Entre as propostas concretas, o CDS defende uma medida que permite aos cidadãos vender a sua casa, receber o dinheiro da venda, ou parte dele, e continuar a viver no imóvel. A “venda antecipada de imóvel” teria como destinatários as pessoas com menos rendimentos. O partido quer “promover o necessário enquadramento para facilitar a criação de fundos de antecipada compra de imóveis com direito de usufruto dos atuais proprietários”.
Em matéria fiscal, o partido propõe descer a taxa de IRS do arrendamento tradicional de 28% para 23% e isentar os contratos de imposto de selo.

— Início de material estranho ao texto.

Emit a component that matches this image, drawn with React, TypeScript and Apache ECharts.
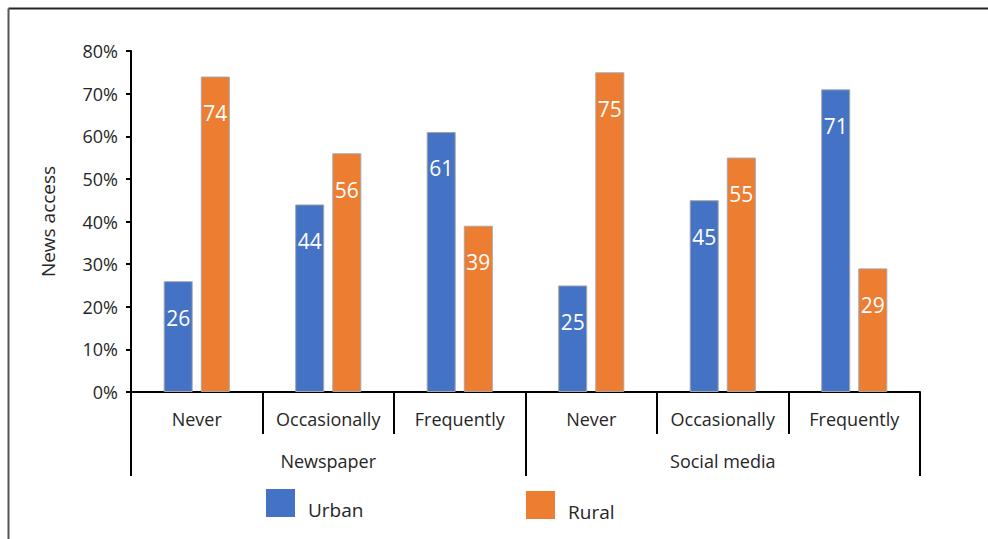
import React, { useEffect, useRef } from "react";
import * as echarts from "echarts";

const subCategories = ["Never", "Occasionally", "Frequently", "Never", "Occasionally", "Frequently"];
const groups = ["Newspaper", "Social media"];
const urban = [26, 44, 61, 25, 45, 71];
const rural = [74, 56, 39, 75, 55, 29];

const FONT = "'Open Sans', 'Noto Sans', sans-serif";
const TEXT = "#262626";

export default function App() {
  const ref = useRef<HTMLDivElement>(null);

  useEffect(() => {
    if (!ref.current) return;
    const chart = echarts.init(ref.current, undefined, { renderer: "svg" });

    const barLabel = {
      show: true,
      position: "insideTop" as const,
      distance: 26,
      color: "#ffffff",
      fontSize: 21,
      fontFamily: FONT,
    };

    // legend captions sit a little below the centre of their swatches
    const legendText = () => ({
      fontSize: 19,
      color: TEXT,
      fontFamily: FONT,
      rich: {
        t: { fontSize: 19, color: TEXT, fontFamily: FONT, padding: [14, 0, 0, 8] },
      },
    });

    chart.setOption({
      animation: false,
      backgroundColor: "#ffffff",
      textStyle: { fontFamily: FONT },
      grid: { left: 131, right: 68, top: 51, bottom: 147, containLabel: false },
      legend: [
        {
          data: ["Urban"],
          left: 266,
          top: 489,
          padding: 0,
          icon: "rect",
          itemWidth: 29,
          itemHeight: 28,
          itemStyle: { borderWidth: 0 },
          formatter: "{t|{name}}",
          textStyle: legendText(),
        },
        {
          data: ["Rural"],
          left: 526,
          top: 491,
          padding: 0,
          icon: "rect",
          itemWidth: 29,
          itemHeight: 28,
          itemStyle: { borderWidth: 0 },
          formatter: "{t|{name}}",
          textStyle: legendText(),
        },
      ],
      xAxis: [
        {
          type: "category",
          data: subCategories,
          position: "bottom",
          axisLine: { show: true, lineStyle: { color: "#000000", width: 2 } },
          axisTick: { show: true, interval: 0, length: 42, lineStyle: { color: "#000000", width: 2 } },
          axisLabel: { interval: 0, margin: 18, fontSize: 18, color: TEXT, fontFamily: FONT },
        },
        {
          type: "category",
          data: groups,
          position: "bottom",
          axisLine: { show: false },
          axisTick: { show: true, interval: 0, length: 84, lineStyle: { color: "#000000", width: 2 } },
          axisLabel: { interval: 0, margin: 60, fontSize: 18, color: TEXT, fontFamily: FONT },
        },
      ],
      yAxis: {
        type: "value",
        min: 0,
        max: 80,
        interval: 10,
        name: "News access",
        nameLocation: "middle",
        nameGap: 74,
        nameTextStyle: { fontSize: 19, color: TEXT, fontFamily: FONT },
        axisLine: { show: true, lineStyle: { color: "#000000", width: 2 } },
        axisTick: { show: true, length: 5, lineStyle: { color: "#000000", width: 2 } },
        axisLabel: { formatter: "{value}%", margin: 13, fontSize: 18, color: TEXT, fontFamily: FONT },
        splitLine: { show: false },
      },
      series: [
        {
          name: "Urban",
          type: "bar",
          xAxisIndex: 0,
          data: urban,
          barWidth: 29,
          barGap: "28%",
          itemStyle: { color: "#4472C4", borderColor: "#a6a6a6", borderWidth: 1 },
          label: barLabel,
        },
        {
          name: "Rural",
          type: "bar",
          xAxisIndex: 0,
          data: rural,
          barWidth: 29,
          barGap: "28%",
          itemStyle: { color: "#ED7D31", borderColor: "#a6a6a6", borderWidth: 1 },
          label: barLabel,
        },
      ],
      graphic: [
        {
          type: "line",
          silent: true,
          shape: { x1: 8.5, y1: 8.5, x2: 988, y2: 8.5 },
          style: { stroke: "#262626", lineWidth: 2 },
        },
        {
          type: "line",
          silent: true,
          shape: { x1: 8.5, y1: 8.5, x2: 8.5, y2: 539 },
          style: { stroke: "#555555", lineWidth: 2 },
        },
      ],
    });

    return () => chart.dispose();
  }, []);

  return (
    <div
      ref={ref}
      style={{ position: "absolute", left: 0, top: 0, width: 988, height: 539 }}
    />
  );
}
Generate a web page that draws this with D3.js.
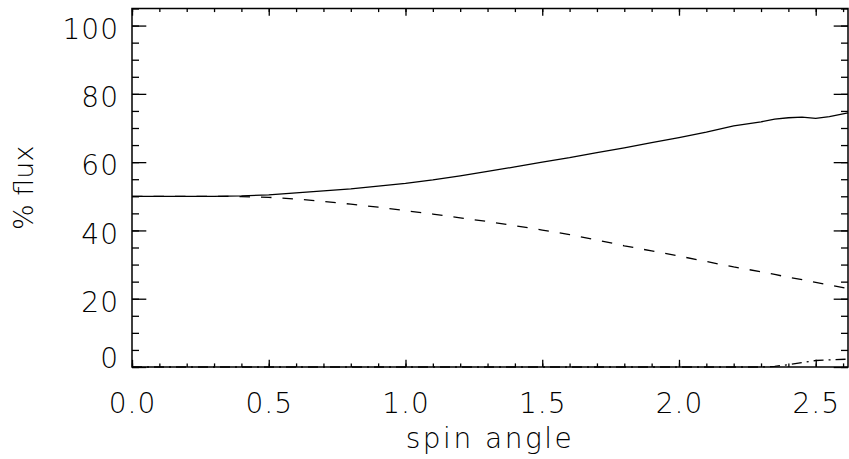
<!DOCTYPE html>
<html>
<head>
<meta charset="utf-8">
<script src="https://cdn.jsdelivr.net/npm/d3@7"></script>
<style>
  body { margin: 0; background: #fff; }
  text { font-family: "DejaVu Sans", sans-serif; font-weight: 200; fill: #000; }
</style>
</head>
<body>
<div id="plot"></div>
<script>
// Data
const spinAngle = [0, 0.1, 0.2, 0.3, 0.4, 0.5, 0.6, 0.7, 0.8, 0.9, 1.0, 1.1, 1.2, 1.3, 1.4, 1.5,
  1.6, 1.7, 1.8, 1.9, 2.0, 2.1, 2.2, 2.3, 2.35, 2.4, 2.45, 2.5, 2.55, 2.618];
const fluxSolid = [50, 50, 50, 50, 50.1, 50.4, 51, 51.6, 52.2, 53, 53.8, 54.8, 56, 57.3, 58.6, 60,
  61.3, 62.8, 64.2, 65.7, 67.2, 68.8, 70.6, 71.8, 72.6, 73.0, 73.2, 72.8, 73.3, 74.4];
const fluxDashed = [50, 50, 50, 50, 49.9, 49.7, 49.2, 48.5, 47.7, 46.8, 45.8, 44.8, 43.7, 42.6, 41.4, 40.1,
  38.8, 37.2, 35.5, 34.0, 32.5, 30.9, 29.3, 27.9, 27.1, 26.3, 25.6, 24.8, 24.0, 23.0];
const fluxDashDot = [0, 0, 0, 0, 0, 0, 0, 0, 0, 0, 0, 0, 0, 0, 0, 0,
  0, 0, 0, 0, 0, 0, 0, 0, 0.2, 0.7, 1.3, 1.9, 2.1, 2.3];
const xTicks = [0, 0.5, 1.0, 1.5, 2.0, 2.5];
const yTicks = [0, 20, 40, 60, 80, 100];

const W = 849, H = 459;
const margin = { top: 8.5, right: 1, bottom: 92, left: 132 };
const x0 = margin.left, x1 = W - margin.right;
const y0 = H - margin.bottom, y1 = margin.top;

const x = d3.scaleLinear().domain([0, 2.618]).range([x0, x1]);
const y = d3.scaleLinear().domain([0, 105]).range([y0, y1]);

const svg = d3.select("#plot").append("svg")
  .attr("width", W).attr("height", H);

const xMinor = d3.range(0, 2.62, 0.1).map(v => +v.toFixed(1));
const yMinor = d3.range(0, 106, 5);

// minor ticks on all four sides
svg.append("g").attr("transform", `translate(0,${y0})`)
  .call(d3.axisBottom(x).tickValues(xMinor).tickSizeInner(-3.6).tickSizeOuter(0).tickFormat(""));
svg.append("g").attr("transform", `translate(0,${y1})`)
  .call(d3.axisTop(x).tickValues(xMinor).tickSizeInner(-3.6).tickSizeOuter(0).tickFormat(""));
svg.append("g").attr("transform", `translate(${x0},0)`)
  .call(d3.axisLeft(y).tickValues(yMinor).tickSizeInner(-7).tickSizeOuter(0).tickFormat(""));
svg.append("g").attr("transform", `translate(${x1},0)`)
  .call(d3.axisRight(y).tickValues(yMinor).tickSizeInner(-7).tickSizeOuter(0).tickFormat(""));

// major ticks with labels
const xAxis = svg.append("g").attr("transform", `translate(0,${y0})`)
  .call(d3.axisBottom(x).tickValues(xTicks).tickSizeInner(-7.2).tickSizeOuter(0)
    .tickPadding(25).tickFormat(d3.format(".1f")));
svg.append("g").attr("transform", `translate(0,${y1})`)
  .call(d3.axisTop(x).tickValues(xTicks).tickSizeInner(-7.2).tickSizeOuter(0).tickFormat(""));
const yAxis = svg.append("g").attr("transform", `translate(${x0},0)`)
  .call(d3.axisLeft(y).tickValues(yTicks).tickSizeInner(-14.3).tickSizeOuter(0)
    .tickPadding(13).tickFormat(d3.format("d")));
svg.append("g").attr("transform", `translate(${x1},0)`)
  .call(d3.axisRight(y).tickValues(yTicks).tickSizeInner(-14.3).tickSizeOuter(0).tickFormat(""));

svg.selectAll(".domain").remove();
svg.selectAll(".tick line").attr("stroke", "#000").attr("stroke-width", 1.3);
svg.selectAll(".tick text").attr("font-size", 28).attr("font-family", null).attr("letter-spacing", 1);
xAxis.selectAll(".tick text").attr("dy", "0.74em");
yAxis.selectAll(".tick text").attr("dy", d => d === 0 ? "0.0em" : "0.45em");

// frame
svg.append("rect")
  .attr("x", x0).attr("y", y1)
  .attr("width", x1 - x0).attr("height", y0 - y1)
  .attr("fill", "none").attr("stroke", "#000").attr("stroke-width", 1.5);

// curves
const series = [
  { values: fluxSolid, dash: null },
  { values: fluxDashed, dash: "10.5,11" },
  { values: fluxDashDot, dash: "10,5,2,5" }
];
const line = d3.line().x(d => x(d[0])).y(d => y(d[1]));
svg.append("g").selectAll("path")
  .data(series)
  .join("path")
  .attr("d", s => line(spinAngle.map((a, i) => [a, s.values[i]])))
  .attr("fill", "none")
  .attr("stroke", "#000")
  .attr("stroke-width", 1.3)
  .attr("stroke-dasharray", s => s.dash);

// axis titles
svg.append("text")
  .attr("x", (x0 + x1) / 2).attr("y", 448)
  .attr("text-anchor", "middle").attr("font-size", 28)
  .attr("letter-spacing", 2.5)
  .text("spin angle");
svg.append("text")
  .attr("transform", `translate(33,${(y0 + y1) / 2}) rotate(-90)`)
  .attr("text-anchor", "middle").attr("font-size", 27)
  .text("% flux");
</script>
</body>
</html>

PAN. 45 medidas para uma habitação digna
Das 1196 propostas do Pessoas-Animais-Natureza para a próxima legislatura, 45 são referentes à Habitação. O PAN dedica o capítulo 8 do seu programa a elencar medidas para uma “Habitação Digna e Acessível”, em matérias distintas como arrendamento, reabilitação ou habitação para fins turísticos.
Para o PAN, “o compromisso do Governo” para responder aos Objetivos de Desenvolvimento Sustentável da ONU até 2030 no que toca à habitação está “longe de ser satisfatório”.
A alternativa do partido passa por ir mais além na redução da taxa de IRS dos contratos de arrendamento de longa duração, para “20% logo no contrato inicial de duração superior a 5 e inferior a 10 anos”. E para “desincentivar investimentos especulativos” o PAN defende o fim dos vistos Gold.
Uma das propostas para incentivar o arrendamento de longa duração é a criação de um Fundo de Compensação para proprietários cujos imóveis “permaneçam com contratos de arrendamento claramente prejudiciais em termos financeiros, mas que paralelamente cumpram uma função social, a qual deve ser exercida pelo Estado, procurando minimizar o fosso entre o valor real de renda e o recebido”.
Mais do que medidas, os restantes 40 pontos do programa referem-se a objetivos abrangentes, como “promover a implementação de estratégias”, “reforçar mecanismos”, “criar novos incentivos” ou “reforçar as verbas do Orçamento”.